[Start of Source material]

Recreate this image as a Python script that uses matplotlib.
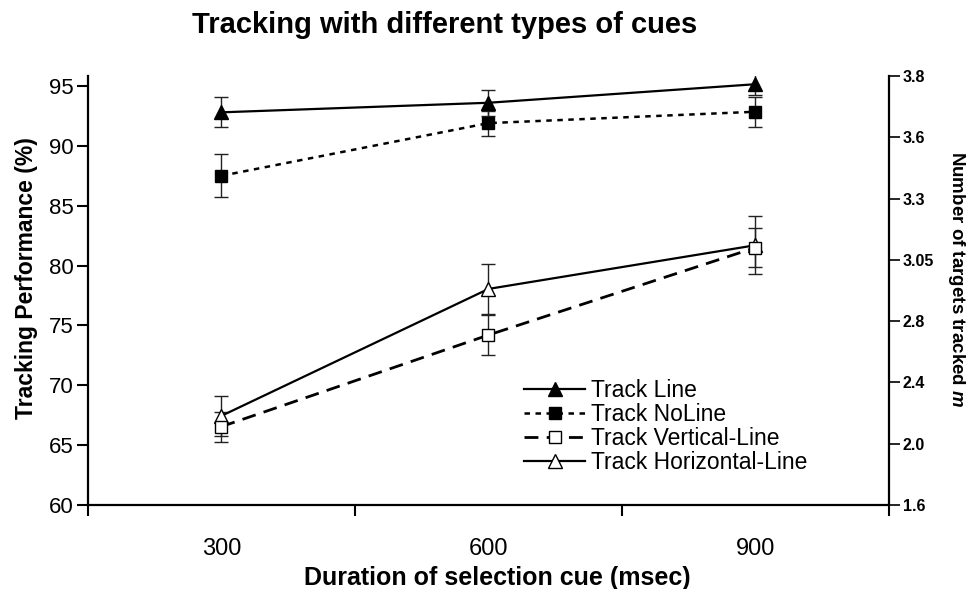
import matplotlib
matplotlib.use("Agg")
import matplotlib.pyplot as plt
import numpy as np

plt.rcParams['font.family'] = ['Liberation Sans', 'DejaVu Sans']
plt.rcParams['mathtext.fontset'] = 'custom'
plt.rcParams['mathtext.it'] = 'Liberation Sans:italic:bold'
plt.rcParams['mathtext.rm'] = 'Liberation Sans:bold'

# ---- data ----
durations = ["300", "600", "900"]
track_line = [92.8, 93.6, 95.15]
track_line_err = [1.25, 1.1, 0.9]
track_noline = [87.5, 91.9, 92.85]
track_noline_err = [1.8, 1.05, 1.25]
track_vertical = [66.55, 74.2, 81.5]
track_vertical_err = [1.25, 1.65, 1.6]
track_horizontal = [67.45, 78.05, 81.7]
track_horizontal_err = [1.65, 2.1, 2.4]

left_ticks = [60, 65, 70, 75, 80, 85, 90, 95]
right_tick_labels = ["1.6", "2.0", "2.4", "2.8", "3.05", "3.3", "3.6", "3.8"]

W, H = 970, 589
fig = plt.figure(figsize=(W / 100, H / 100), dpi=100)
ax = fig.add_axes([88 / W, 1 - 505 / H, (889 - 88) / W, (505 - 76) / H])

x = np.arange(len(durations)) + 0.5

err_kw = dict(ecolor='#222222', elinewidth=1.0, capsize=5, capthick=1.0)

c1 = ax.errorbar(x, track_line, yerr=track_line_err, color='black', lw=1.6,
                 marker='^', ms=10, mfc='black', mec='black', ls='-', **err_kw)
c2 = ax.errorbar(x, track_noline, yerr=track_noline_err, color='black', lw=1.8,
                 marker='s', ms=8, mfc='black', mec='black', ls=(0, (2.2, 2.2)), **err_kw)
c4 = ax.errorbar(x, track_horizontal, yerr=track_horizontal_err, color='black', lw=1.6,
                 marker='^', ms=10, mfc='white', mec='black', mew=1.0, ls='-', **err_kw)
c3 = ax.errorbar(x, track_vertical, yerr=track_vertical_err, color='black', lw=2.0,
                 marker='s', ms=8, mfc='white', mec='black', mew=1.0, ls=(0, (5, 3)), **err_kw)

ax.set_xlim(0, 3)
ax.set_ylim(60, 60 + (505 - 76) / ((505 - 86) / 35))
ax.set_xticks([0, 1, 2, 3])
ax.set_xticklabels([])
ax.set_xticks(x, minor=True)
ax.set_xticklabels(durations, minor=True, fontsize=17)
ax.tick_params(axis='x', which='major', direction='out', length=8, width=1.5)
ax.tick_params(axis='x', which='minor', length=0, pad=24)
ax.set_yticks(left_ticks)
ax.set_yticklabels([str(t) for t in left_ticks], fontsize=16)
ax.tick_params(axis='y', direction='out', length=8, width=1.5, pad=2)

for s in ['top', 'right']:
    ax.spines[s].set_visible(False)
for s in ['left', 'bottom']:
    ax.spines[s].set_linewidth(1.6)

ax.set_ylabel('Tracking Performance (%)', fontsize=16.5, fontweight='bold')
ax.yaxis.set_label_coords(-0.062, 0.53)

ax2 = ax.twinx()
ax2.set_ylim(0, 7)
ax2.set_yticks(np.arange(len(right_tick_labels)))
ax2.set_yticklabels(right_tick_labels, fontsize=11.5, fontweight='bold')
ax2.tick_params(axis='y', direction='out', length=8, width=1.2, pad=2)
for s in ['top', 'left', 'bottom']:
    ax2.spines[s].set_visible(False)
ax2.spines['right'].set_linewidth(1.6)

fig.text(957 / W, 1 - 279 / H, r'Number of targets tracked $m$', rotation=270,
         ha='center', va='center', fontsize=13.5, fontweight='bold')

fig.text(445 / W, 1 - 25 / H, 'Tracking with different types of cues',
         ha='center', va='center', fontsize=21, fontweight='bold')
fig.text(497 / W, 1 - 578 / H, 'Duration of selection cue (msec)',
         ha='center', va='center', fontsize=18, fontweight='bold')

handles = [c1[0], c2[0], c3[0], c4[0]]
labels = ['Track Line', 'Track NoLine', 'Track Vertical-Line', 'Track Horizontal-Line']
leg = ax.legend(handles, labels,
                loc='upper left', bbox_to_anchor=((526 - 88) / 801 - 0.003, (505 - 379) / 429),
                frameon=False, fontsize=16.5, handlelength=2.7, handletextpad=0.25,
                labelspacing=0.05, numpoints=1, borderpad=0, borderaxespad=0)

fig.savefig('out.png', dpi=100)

[End of Source material]

**Exercise requirements**
Images in the data above are to be skipped. Retype all other material exactly.

**Result**
Recreate this image as a Python script that uses matplotlib.
import matplotlib
matplotlib.use("Agg")
import matplotlib.pyplot as plt
import numpy as np

plt.rcParams['font.family'] = ['Liberation Sans', 'DejaVu Sans']
plt.rcParams['mathtext.fontset'] = 'custom'
plt.rcParams['mathtext.it'] = 'Liberation Sans:italic:bold'
plt.rcParams['mathtext.rm'] = 'Liberation Sans:bold'

# ---- data ----
durations = ["300", "600", "900"]
track_line = [92.8, 93.6, 95.15]
track_line_err = [1.25, 1.1, 0.9]
track_noline = [87.5, 91.9, 92.85]
track_noline_err = [1.8, 1.05, 1.25]
track_vertical = [66.55, 74.2, 81.5]
track_vertical_err = [1.25, 1.65, 1.6]
track_horizontal = [67.45, 78.05, 81.7]
track_horizontal_err = [1.65, 2.1, 2.4]

left_ticks = [60, 65, 70, 75, 80, 85, 90, 95]
right_tick_labels = ["1.6", "2.0", "2.4", "2.8", "3.05", "3.3", "3.6", "3.8"]

W, H = 970, 589
fig = plt.figure(figsize=(W / 100, H / 100), dpi=100)
ax = fig.add_axes([88 / W, 1 - 505 / H, (889 - 88) / W, (505 - 76) / H])

x = np.arange(len(durations)) + 0.5

err_kw = dict(ecolor='#222222', elinewidth=1.0, capsize=5, capthick=1.0)

c1 = ax.errorbar(x, track_line, yerr=track_line_err, color='black', lw=1.6,
                 marker='^', ms=10, mfc='black', mec='black', ls='-', **err_kw)
c2 = ax.errorbar(x, track_noline, yerr=track_noline_err, color='black', lw=1.8,
                 marker='s', ms=8, mfc='black', mec='black', ls=(0, (2.2, 2.2)), **err_kw)
c4 = ax.errorbar(x, track_horizontal, yerr=track_horizontal_err, color='black', lw=1.6,
                 marker='^', ms=10, mfc='white', mec='black', mew=1.0, ls='-', **err_kw)
c3 = ax.errorbar(x, track_vertical, yerr=track_vertical_err, color='black', lw=2.0,
                 marker='s', ms=8, mfc='white', mec='black', mew=1.0, ls=(0, (5, 3)), **err_kw)

ax.set_xlim(0, 3)
ax.set_ylim(60, 60 + (505 - 76) / ((505 - 86) / 35))
ax.set_xticks([0, 1, 2, 3])
ax.set_xticklabels([])
ax.set_xticks(x, minor=True)
ax.set_xticklabels(durations, minor=True, fontsize=17)
ax.tick_params(axis='x', which='major', direction='out', length=8, width=1.5)
ax.tick_params(axis='x', which='minor', length=0, pad=24)
ax.set_yticks(left_ticks)
ax.set_yticklabels([str(t) for t in left_ticks], fontsize=16)
ax.tick_params(axis='y', direction='out', length=8, width=1.5, pad=2)

for s in ['top', 'right']:
    ax.spines[s].set_visible(False)
for s in ['left', 'bottom']:
    ax.spines[s].set_linewidth(1.6)

ax.set_ylabel('Tracking Performance (%)', fontsize=16.5, fontweight='bold')
ax.yaxis.set_label_coords(-0.062, 0.53)

ax2 = ax.twinx()
ax2.set_ylim(0, 7)
ax2.set_yticks(np.arange(len(right_tick_labels)))
ax2.set_yticklabels(right_tick_labels, fontsize=11.5, fontweight='bold')
ax2.tick_params(axis='y', direction='out', length=8, width=1.2, pad=2)
for s in ['top', 'left', 'bottom']:
    ax2.spines[s].set_visible(False)
ax2.spines['right'].set_linewidth(1.6)

fig.text(957 / W, 1 - 279 / H, r'Number of targets tracked $m$', rotation=270,
         ha='center', va='center', fontsize=13.5, fontweight='bold')

fig.text(445 / W, 1 - 25 / H, 'Tracking with different types of cues',
         ha='center', va='center', fontsize=21, fontweight='bold')
fig.text(497 / W, 1 - 578 / H, 'Duration of selection cue (msec)',
         ha='center', va='center', fontsize=18, fontweight='bold')

handles = [c1[0], c2[0], c3[0], c4[0]]
labels = ['Track Line', 'Track NoLine', 'Track Vertical-Line', 'Track Horizontal-Line']
leg = ax.legend(handles, labels,
                loc='upper left', bbox_to_anchor=((526 - 88) / 801 - 0.003, (505 - 379) / 429),
                frameon=False, fontsize=16.5, handlelength=2.7, handletextpad=0.25,
                labelspacing=0.05, numpoints=1, borderpad=0, borderaxespad=0)

fig.savefig('out.png', dpi=100)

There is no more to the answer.